= Judith Shapiro (economist) =

American economist

Dr. Judith Shapiro is a Senior Lecturer in Practice in the Department of Economics at the London School of Economics. The main body of her work lies in Russian Transitional and Post-Transitional Economics as well as the Economics of Health and Population. More recently, she has also researched and discussed the economics of gender.

== Life and education ==
Shapiro was born in New York City, New York. She earned a bachelor's degree in economics at the University of Chicago in 1962. She would later go on to earn a PhD in economics from the London School of Economics in 1966. She worked in several different European countries before eventually coming back to the London School of Economics in 2005 to become a Senior Lecturer.

== Work ==
Since 2005, Shapiro has been a senior lecturer at the London School of Economics. She previously worked as Chief of the Transition Economies Section for the United Nations Economic Commission for Europe in Geneva. She later went on to teach Health Economics at the New Economic School in Moscow. During her time in Russia, Shapiro was a part of the Macroeconomic and Finance Unit advising the Russian Ministry of Finance (the 'Sachs' team') during the immediate aftermath of the fall of the Soviet Union, serving there from 1993 to 1994. She also held the role of advisor to the Swedish Ministry of Foreign Affairs.
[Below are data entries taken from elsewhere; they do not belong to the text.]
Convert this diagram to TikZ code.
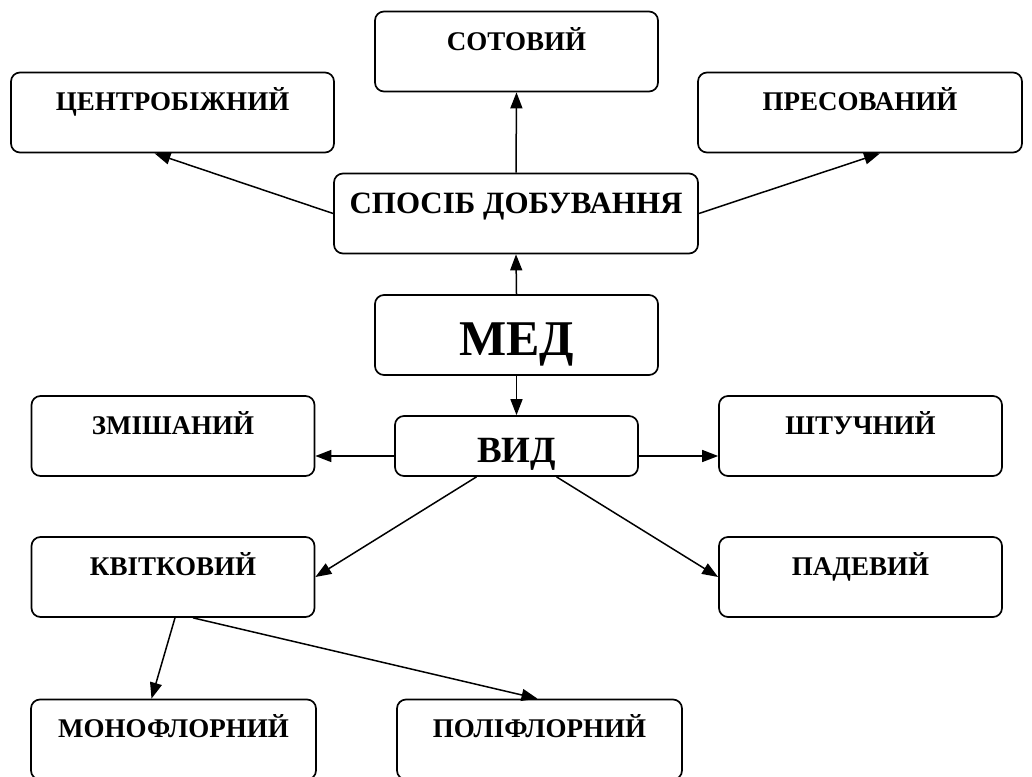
\documentclass[tikz,border=0pt]{standalone}
\usepackage{fontspec}
\setmainfont{Liberation Serif}
\usetikzlibrary{arrows.meta,positioning,calc}
\tikzstyle{box} = [draw,line width=1.7pt,rounded corners=9pt,inner sep=0pt,minimum width=283pt,font=\bfseries\fontsize{27}{30}\selectfont,text height=38pt,text depth=42pt]
\tikzset{>={Triangle[length=16pt,width=12pt]}}

\begin{document}
\begin{tikzpicture}[x=1pt,y=1pt,line width=1.5pt]
    \useasboundingbox (0,0) rectangle (1032,-776);

    \node [box,text height=39pt,text depth=41pt] (sot) at (516.5,-51.5) {СОТОВИЙ};
    \node [box,minimum width=323pt] (cent) at (172.5,-112.5) {ЦЕНТРОБІЖНИЙ};
    \node [box,minimum width=324pt] (pres) at (860,-112.5) {ПРЕСОВАНИЙ};
    \node [box,minimum width=364pt,text height=40pt,text depth=40pt,font=\bfseries\fontsize{31}{34}\selectfont] (sposib) at (516,-213.5) {СПОСІБ ДОБУВАННЯ};
    \node [box,text height=60pt,text depth=20pt,font=\bfseries\fontsize{50}{56}\selectfont] (med) at (516.5,-335) {МЕД};
    \node [box,minimum width=243pt,text height=46pt,text depth=14pt,font=\bfseries\fontsize{37}{40}\selectfont] (vyd) at (516.5,-446) {ВИД};
    \node [box] (zmish) at (173,-436) {ЗМІШАНИЙ};
    \node [box] (shtuch) at (860.5,-436) {ШТУЧНИЙ};
    \node [box] (kvit) at (173,-577) {КВІТКОВИЙ};
    \node [box] (padev) at (860.5,-577) {ПАДЕВИЙ};
    \node [box,minimum width=285pt] (mono) at (173.5,-739.5) {МОНОФЛОРНИЙ};
    \node [box,minimum width=285pt] (poli) at (539.5,-739.5) {ПОЛІФЛОРНИЙ};

    \draw [->] (sposib.north) -- (sot.south);
    \draw [->] (sposib.west) -- ([xshift=-18pt]cent.south);
    \draw [->] (sposib.east) -- ([xshift=20pt]pres.south);
    \draw [->] (med.north) -- (sposib.south);
    \draw [->] (med.south) -- (vyd.north);
    \draw [->] ([yshift=-10pt]vyd.west) -- ([yshift=-10pt]vyd.west -| zmish.east);
    \draw [->] ([yshift=-10pt]vyd.east) -- ([yshift=-10pt]vyd.east -| shtuch.west);
    \draw [->] ([xshift=-40pt]vyd.south) -- (kvit.east);
    \draw [->] ([xshift=40pt]vyd.south) -- (padev.west);
    \draw [->] ([xshift=2pt]kvit.south) -- ([xshift=-22pt]mono.north);
    \draw [->] ([xshift=20pt]kvit.south) -- ([xshift=-2pt]poli.north);
\end{tikzpicture}
\end{document}
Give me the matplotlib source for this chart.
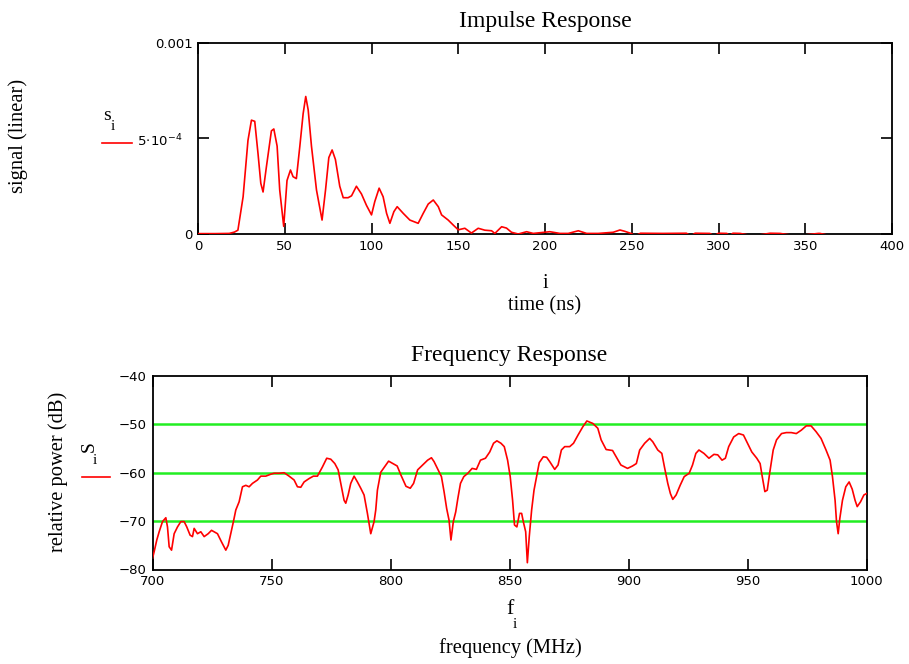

In 2018, she taught a course titled Economics of Gender at the LSE-PKU Summer School.

== Authorship ==
Shapiro has co-authored three books on transitional economics in Eastern Europe and has contributed to or commented on numerous academic journal articles. as well as news articles, including at the Washington Post and the United Nations' PassBlue.

== Talks and debates ==
Shapiro has participated in several public talks, most recently as the chair of the London School of Economics' Economic Symposium in September 2019. The symposium focused on the long-term effects of the 2008 financial crisis and the future of economics because of it. She also co-chaired a discussion with the former Governor of the National Bank of Ukraine on April 30, 2019, hosted by the LSE SU Ukrainian Society. The discussion focused on recent reforms to the Ukrainian financial sector. Shapiro also participated in a debate focused on whether or not Karl Marx was right about capitalism and its connection to the economic divide between the rich and the poor. Shapiro argued against this. A video of the debate was published on the Intelligence Squared website. Shapiro was also invited to talk in Series 4 of the BBC's Four Thought in 2013 and was a speaker at a TEDx Talk in 2018.

== Membership ==
Shapiro is currently an associate of the UK's Economics Network and a member of its management board since 2012. In this role, she has contributed to the organization of the Economics Network's various events, teaching material, and research. In 2010, the Economics Network awarded her the Student Nominated Award.